:: Information shown ::

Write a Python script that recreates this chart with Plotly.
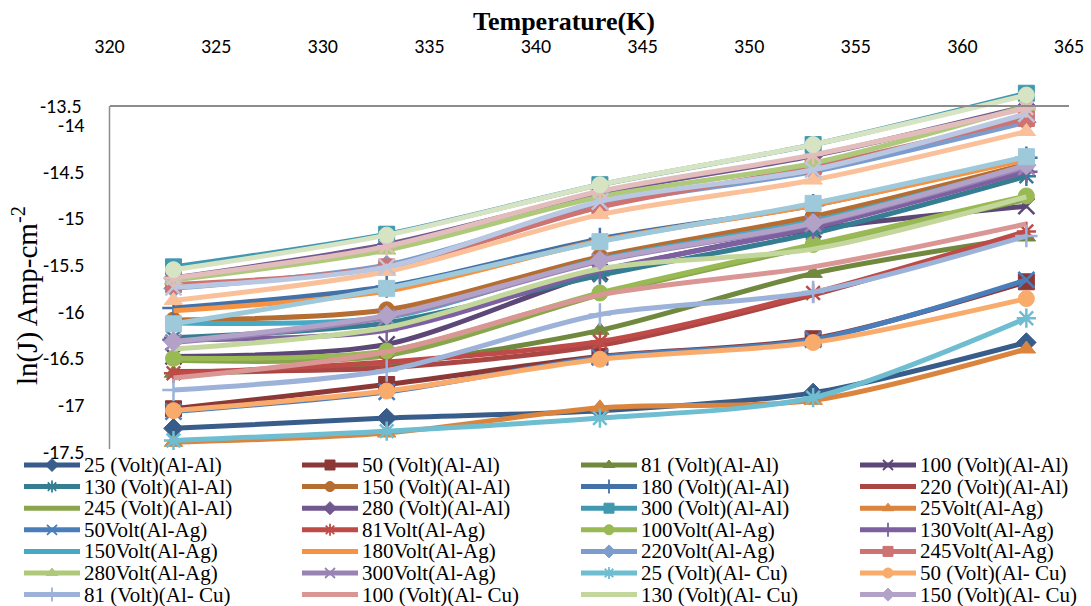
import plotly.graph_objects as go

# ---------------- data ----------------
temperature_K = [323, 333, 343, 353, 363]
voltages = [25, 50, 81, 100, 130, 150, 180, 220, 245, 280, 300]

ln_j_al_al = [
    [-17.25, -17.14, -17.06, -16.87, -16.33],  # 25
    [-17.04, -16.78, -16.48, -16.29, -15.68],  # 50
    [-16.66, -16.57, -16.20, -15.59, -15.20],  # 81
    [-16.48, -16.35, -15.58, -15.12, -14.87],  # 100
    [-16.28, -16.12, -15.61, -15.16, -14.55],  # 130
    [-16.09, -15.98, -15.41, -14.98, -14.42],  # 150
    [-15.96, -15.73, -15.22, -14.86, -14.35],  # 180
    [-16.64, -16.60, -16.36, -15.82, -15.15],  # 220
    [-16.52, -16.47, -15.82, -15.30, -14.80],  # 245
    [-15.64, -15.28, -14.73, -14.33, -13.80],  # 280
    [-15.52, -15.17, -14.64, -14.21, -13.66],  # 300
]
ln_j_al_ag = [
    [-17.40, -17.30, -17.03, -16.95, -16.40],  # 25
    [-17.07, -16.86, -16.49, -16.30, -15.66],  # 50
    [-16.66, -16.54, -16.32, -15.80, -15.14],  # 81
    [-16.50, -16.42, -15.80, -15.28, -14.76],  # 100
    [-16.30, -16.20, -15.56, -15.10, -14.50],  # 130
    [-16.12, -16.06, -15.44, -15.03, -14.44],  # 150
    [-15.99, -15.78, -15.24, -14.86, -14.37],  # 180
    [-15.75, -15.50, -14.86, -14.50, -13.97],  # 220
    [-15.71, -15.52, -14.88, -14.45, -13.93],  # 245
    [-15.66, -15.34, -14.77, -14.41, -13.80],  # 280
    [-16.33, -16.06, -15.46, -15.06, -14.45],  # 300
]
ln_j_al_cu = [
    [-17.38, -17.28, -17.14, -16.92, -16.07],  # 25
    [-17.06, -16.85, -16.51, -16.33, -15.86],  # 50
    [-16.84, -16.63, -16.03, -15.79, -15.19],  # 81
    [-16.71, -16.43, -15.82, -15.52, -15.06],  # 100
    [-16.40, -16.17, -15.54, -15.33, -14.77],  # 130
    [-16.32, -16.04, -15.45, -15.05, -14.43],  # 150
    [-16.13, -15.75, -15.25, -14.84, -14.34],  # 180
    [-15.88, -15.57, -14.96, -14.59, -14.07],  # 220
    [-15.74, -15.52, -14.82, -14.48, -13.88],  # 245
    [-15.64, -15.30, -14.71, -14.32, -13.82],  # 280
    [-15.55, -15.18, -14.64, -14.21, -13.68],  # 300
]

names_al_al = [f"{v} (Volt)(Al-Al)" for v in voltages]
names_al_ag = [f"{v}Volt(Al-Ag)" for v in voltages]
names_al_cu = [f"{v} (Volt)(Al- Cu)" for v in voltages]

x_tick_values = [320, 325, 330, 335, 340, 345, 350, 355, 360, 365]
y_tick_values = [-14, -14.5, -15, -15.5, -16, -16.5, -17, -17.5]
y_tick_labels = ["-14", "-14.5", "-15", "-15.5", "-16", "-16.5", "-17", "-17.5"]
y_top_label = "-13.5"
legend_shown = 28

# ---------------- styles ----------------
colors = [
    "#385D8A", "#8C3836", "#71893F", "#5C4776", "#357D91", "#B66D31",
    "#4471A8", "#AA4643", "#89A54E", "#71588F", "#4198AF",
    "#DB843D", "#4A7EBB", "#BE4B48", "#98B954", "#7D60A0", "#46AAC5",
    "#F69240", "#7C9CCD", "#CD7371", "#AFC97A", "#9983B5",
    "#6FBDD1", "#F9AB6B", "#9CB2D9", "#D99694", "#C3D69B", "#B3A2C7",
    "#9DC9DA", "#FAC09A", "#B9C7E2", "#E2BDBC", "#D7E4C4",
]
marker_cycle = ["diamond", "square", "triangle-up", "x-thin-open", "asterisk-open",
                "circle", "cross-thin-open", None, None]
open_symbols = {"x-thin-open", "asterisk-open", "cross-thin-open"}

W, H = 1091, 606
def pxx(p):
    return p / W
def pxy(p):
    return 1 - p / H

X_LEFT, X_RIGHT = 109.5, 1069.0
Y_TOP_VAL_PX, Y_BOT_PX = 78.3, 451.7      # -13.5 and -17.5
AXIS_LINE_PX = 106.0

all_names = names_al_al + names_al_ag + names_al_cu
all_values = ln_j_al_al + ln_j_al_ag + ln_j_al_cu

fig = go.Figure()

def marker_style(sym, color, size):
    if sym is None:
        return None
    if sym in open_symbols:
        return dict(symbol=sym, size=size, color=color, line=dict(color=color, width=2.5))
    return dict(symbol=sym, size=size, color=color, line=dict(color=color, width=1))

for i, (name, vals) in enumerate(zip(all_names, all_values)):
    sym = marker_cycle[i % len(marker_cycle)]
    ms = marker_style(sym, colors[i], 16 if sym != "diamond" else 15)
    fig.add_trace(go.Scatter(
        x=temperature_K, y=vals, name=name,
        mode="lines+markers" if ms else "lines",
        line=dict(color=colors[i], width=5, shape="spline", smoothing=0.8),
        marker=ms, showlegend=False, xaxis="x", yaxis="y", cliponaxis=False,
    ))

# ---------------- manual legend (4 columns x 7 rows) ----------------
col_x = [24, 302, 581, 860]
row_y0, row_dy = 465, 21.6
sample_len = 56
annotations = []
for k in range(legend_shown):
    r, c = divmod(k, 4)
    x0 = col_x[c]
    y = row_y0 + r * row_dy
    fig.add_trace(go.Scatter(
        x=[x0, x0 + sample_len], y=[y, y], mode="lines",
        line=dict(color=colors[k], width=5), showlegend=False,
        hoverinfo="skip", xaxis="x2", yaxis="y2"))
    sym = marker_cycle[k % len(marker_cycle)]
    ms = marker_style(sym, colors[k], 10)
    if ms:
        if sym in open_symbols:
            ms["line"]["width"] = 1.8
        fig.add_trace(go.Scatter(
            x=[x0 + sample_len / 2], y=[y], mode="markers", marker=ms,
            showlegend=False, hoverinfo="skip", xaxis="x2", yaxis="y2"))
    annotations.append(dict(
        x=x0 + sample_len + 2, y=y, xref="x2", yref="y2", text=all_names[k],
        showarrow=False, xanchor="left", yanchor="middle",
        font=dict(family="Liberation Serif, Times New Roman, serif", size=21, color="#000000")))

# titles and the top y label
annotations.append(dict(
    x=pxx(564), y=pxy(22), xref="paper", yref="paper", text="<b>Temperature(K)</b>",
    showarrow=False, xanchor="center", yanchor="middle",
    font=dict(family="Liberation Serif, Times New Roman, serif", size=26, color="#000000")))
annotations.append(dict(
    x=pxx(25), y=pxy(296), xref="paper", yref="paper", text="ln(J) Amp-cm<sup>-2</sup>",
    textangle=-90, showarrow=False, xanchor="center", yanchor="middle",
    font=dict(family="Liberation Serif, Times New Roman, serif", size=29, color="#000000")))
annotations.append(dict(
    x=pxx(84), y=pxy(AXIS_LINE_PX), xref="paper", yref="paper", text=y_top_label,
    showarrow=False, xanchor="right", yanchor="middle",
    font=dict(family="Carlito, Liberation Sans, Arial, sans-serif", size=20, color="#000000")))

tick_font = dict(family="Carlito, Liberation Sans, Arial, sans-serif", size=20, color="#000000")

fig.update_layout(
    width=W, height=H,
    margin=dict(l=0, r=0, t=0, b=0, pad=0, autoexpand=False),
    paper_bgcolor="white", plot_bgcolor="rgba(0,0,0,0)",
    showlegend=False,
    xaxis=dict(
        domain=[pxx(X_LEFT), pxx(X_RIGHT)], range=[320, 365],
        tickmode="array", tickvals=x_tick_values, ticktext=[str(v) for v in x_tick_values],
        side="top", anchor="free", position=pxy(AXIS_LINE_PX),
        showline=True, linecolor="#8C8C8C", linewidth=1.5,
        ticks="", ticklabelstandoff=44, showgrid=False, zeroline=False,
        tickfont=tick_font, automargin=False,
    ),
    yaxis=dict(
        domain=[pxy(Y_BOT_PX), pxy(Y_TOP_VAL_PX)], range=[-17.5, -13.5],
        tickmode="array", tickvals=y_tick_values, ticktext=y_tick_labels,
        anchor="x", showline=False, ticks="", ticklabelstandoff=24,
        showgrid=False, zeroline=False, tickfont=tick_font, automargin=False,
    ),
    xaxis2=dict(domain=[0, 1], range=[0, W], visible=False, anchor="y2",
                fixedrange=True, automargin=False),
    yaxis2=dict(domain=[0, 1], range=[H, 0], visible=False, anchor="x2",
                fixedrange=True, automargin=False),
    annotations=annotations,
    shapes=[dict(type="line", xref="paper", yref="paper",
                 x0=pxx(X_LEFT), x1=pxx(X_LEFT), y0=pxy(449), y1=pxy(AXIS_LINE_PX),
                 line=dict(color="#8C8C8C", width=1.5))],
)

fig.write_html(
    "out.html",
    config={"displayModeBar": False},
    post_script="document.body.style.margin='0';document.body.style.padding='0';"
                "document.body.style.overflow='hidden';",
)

:::

• [Task prompt] Give again, exactly, the lines from the start of the data through the one holding "245, 280, 300]"; omit the pictures.

• [Full response]
Write a Python script that recreates this chart with Plotly.
import plotly.graph_objects as go

# ---------------- data ----------------
temperature_K = [323, 333, 343, 353, 363]
voltages = [25, 50, 81, 100, 130, 150, 180, 220, 245, 280, 300]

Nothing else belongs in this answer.